↓↓↓

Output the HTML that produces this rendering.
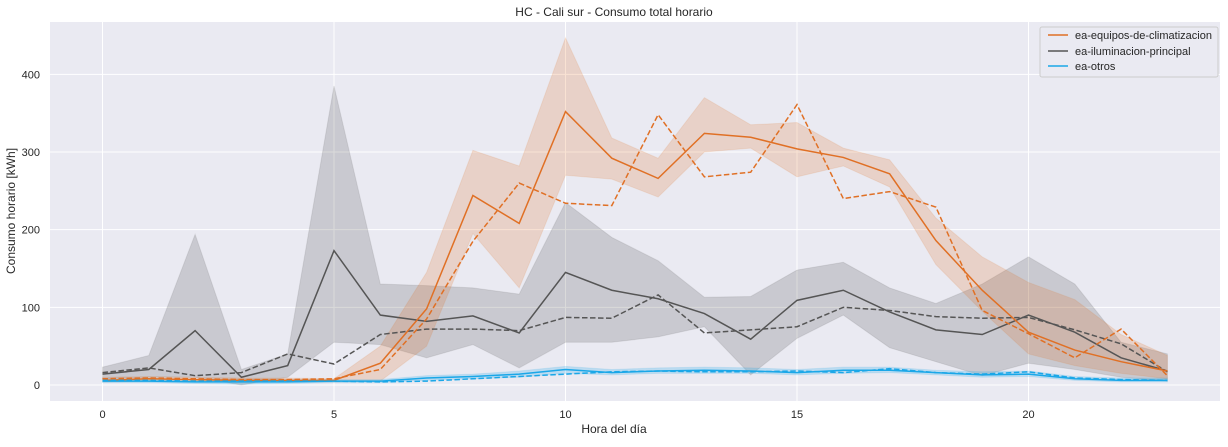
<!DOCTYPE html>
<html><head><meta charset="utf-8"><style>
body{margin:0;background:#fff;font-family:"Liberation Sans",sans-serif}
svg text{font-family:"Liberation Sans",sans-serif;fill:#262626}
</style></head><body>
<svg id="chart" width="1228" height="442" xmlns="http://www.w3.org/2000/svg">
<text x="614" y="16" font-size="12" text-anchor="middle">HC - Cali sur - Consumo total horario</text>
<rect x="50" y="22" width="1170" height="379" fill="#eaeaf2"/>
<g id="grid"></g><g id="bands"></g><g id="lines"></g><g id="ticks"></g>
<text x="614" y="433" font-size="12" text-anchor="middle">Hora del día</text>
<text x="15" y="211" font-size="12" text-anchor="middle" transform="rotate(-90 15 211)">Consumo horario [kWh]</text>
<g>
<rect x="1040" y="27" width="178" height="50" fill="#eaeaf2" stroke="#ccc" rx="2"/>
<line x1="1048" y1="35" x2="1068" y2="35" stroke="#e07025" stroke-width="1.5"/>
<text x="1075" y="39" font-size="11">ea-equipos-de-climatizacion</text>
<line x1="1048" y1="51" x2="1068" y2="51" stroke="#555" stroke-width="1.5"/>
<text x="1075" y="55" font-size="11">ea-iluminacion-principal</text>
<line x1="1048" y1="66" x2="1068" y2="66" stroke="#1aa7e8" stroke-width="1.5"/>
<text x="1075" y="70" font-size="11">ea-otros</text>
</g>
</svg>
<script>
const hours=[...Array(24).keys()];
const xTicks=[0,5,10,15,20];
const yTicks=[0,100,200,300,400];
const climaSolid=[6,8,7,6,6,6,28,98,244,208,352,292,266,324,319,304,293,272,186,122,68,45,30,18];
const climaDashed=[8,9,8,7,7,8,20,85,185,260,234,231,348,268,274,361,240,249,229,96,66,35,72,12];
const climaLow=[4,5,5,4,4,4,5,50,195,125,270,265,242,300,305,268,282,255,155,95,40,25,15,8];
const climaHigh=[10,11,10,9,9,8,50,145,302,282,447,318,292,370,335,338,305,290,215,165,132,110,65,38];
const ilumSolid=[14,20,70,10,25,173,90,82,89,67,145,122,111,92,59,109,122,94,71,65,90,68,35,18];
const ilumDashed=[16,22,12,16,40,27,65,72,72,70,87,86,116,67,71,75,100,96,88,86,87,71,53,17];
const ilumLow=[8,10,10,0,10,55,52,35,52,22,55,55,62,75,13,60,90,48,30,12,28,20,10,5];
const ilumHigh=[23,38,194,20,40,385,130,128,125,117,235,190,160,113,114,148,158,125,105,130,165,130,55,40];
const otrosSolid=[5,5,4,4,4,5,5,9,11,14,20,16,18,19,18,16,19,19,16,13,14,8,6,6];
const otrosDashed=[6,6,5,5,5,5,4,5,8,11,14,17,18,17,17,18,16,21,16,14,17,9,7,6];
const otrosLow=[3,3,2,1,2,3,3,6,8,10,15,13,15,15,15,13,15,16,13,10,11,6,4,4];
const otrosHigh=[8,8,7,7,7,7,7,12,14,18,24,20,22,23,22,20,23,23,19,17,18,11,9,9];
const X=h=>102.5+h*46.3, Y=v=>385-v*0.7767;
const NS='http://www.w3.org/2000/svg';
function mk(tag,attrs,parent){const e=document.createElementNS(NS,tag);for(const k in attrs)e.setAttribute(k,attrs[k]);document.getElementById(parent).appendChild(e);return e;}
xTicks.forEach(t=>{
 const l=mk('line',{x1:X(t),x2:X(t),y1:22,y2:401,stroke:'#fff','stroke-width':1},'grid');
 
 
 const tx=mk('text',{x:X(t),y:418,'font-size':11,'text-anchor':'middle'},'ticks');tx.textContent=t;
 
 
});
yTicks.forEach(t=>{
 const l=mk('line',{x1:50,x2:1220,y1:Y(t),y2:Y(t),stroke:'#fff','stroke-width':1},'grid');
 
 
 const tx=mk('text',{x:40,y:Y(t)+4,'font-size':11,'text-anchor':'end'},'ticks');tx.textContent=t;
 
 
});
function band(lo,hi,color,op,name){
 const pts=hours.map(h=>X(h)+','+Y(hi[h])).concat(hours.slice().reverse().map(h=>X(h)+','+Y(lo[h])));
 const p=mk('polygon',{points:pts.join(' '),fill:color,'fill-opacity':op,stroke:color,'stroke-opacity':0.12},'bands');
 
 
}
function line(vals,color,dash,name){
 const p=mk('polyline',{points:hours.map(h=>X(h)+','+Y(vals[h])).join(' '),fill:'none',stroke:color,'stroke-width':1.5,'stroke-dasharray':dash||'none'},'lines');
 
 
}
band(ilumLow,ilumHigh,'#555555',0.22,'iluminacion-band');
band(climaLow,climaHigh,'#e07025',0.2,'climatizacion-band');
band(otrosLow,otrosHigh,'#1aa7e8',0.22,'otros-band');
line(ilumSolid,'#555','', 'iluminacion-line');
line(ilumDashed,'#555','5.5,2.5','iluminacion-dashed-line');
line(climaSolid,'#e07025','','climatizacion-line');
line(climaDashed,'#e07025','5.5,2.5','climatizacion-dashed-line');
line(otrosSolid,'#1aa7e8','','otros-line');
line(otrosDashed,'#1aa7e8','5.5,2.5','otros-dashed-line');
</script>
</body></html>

↑↑↑

▸ Instructions for the task:
Transcribe the material exactly, and leave out whatever pictures it holds.

▸ Finished exercise:
Output the HTML that produces this rendering.
<!DOCTYPE html>
<html><head><meta charset="utf-8"><style>
body{margin:0;background:#fff;font-family:"Liberation Sans",sans-serif}
svg text{font-family:"Liberation Sans",sans-serif;fill:#262626}
</style></head><body>
<svg id="chart" width="1228" height="442" xmlns="http://www.w3.org/2000/svg">
<text x="614" y="16" font-size="12" text-anchor="middle">HC - Cali sur - Consumo total horario</text>
<rect x="50" y="22" width="1170" height="379" fill="#eaeaf2"/>
<g id="grid"></g><g id="bands"></g><g id="lines"></g><g id="ticks"></g>
<text x="614" y="433" font-size="12" text-anchor="middle">Hora del día</text>
<text x="15" y="211" font-size="12" text-anchor="middle" transform="rotate(-90 15 211)">Consumo horario [kWh]</text>
<g>
<rect x="1040" y="27" width="178" height="50" fill="#eaeaf2" stroke="#ccc" rx="2"/>
<line x1="1048" y1="35" x2="1068" y2="35" stroke="#e07025" stroke-width="1.5"/>
<text x="1075" y="39" font-size="11">ea-equipos-de-climatizacion</text>
<line x1="1048" y1="51" x2="1068" y2="51" stroke="#555" stroke-width="1.5"/>
<text x="1075" y="55" font-size="11">ea-iluminacion-principal</text>
<line x1="1048" y1="66" x2="1068" y2="66" stroke="#1aa7e8" stroke-width="1.5"/>
<text x="1075" y="70" font-size="11">ea-otros</text>
</g>
</svg>
<script>
const hours=[...Array(24).keys()];
const xTicks=[0,5,10,15,20];
const yTicks=[0,100,200,300,400];
const climaSolid=[6,8,7,6,6,6,28,98,244,208,352,292,266,324,319,304,293,272,186,122,68,45,30,18];
const climaDashed=[8,9,8,7,7,8,20,85,185,260,234,231,348,268,274,361,240,249,229,96,66,35,72,12];
const climaLow=[4,5,5,4,4,4,5,50,195,125,270,265,242,300,305,268,282,255,155,95,40,25,15,8];
const climaHigh=[10,11,10,9,9,8,50,145,302,282,447,318,292,370,335,338,305,290,215,165,132,110,65,38];
const ilumSolid=[14,20,70,10,25,173,90,82,89,67,145,122,111,92,59,109,122,94,71,65,90,68,35,18];
const ilumDashed=[16,22,12,16,40,27,65,72,72,70,87,86,116,67,71,75,100,96,88,86,87,71,53,17];
const ilumLow=[8,10,10,0,10,55,52,35,52,22,55,55,62,75,13,60,90,48,30,12,28,20,10,5];
const ilumHigh=[23,38,194,20,40,385,130,128,125,117,235,190,160,113,114,148,158,125,105,130,165,130,55,40];
const otrosSolid=[5,5,4,4,4,5,5,9,11,14,20,16,18,19,18,16,19,19,16,13,14,8,6,6];
const otrosDashed=[6,6,5,5,5,5,4,5,8,11,14,17,18,17,17,18,16,21,16,14,17,9,7,6];
const otrosLow=[3,3,2,1,2,3,3,6,8,10,15,13,15,15,15,13,15,16,13,10,11,6,4,4];
const otrosHigh=[8,8,7,7,7,7,7,12,14,18,24,20,22,23,22,20,23,23,19,17,18,11,9,9];
const X=h=>102.5+h*46.3, Y=v=>385-v*0.7767;
const NS='http://www.w3.org/2000/svg';
function mk(tag,attrs,parent){const e=document.createElementNS(NS,tag);for(const k in attrs)e.setAttribute(k,attrs[k]);document.getElementById(parent).appendChild(e);return e;}
xTicks.forEach(t=>{
 const l=mk('line',{x1:X(t),x2:X(t),y1:22,y2:401,stroke:'#fff','stroke-width':1},'grid');
 
 
 const tx=mk('text',{x:X(t),y:418,'font-size':11,'text-anchor':'middle'},'ticks');tx.textContent=t;
 
 
});
yTicks.forEach(t=>{
 const l=mk('line',{x1:50,x2:1220,y1:Y(t),y2:Y(t),stroke:'#fff','stroke-width':1},'grid');
 
 
 const tx=mk('text',{x:40,y:Y(t)+4,'font-size':11,'text-anchor':'end'},'ticks');tx.textContent=t;
 
 
});
function band(lo,hi,color,op,name){
 const pts=hours.map(h=>X(h)+','+Y(hi[h])).concat(hours.slice().reverse().map(h=>X(h)+','+Y(lo[h])));
 const p=mk('polygon',{points:pts.join(' '),fill:color,'fill-opacity':op,stroke:color,'stroke-opacity':0.12},'bands');
 
 
}
function line(vals,color,dash,name){
 const p=mk('polyline',{points:hours.map(h=>X(h)+','+Y(vals[h])).join(' '),fill:'none',stroke:color,'stroke-width':1.5,'stroke-dasharray':dash||'none'},'lines');
 
 
}
band(ilumLow,ilumHigh,'#555555',0.22,'iluminacion-band');
band(climaLow,climaHigh,'#e07025',0.2,'climatizacion-band');
band(otrosLow,otrosHigh,'#1aa7e8',0.22,'otros-band');
line(ilumSolid,'#555','', 'iluminacion-line');
line(ilumDashed,'#555','5.5,2.5','iluminacion-dashed-line');
line(climaSolid,'#e07025','','climatizacion-line');
line(climaDashed,'#e07025','5.5,2.5','climatizacion-dashed-line');
line(otrosSolid,'#1aa7e8','','otros-line');
line(otrosDashed,'#1aa7e8','5.5,2.5','otros-dashed-line');
</script>
</body></html>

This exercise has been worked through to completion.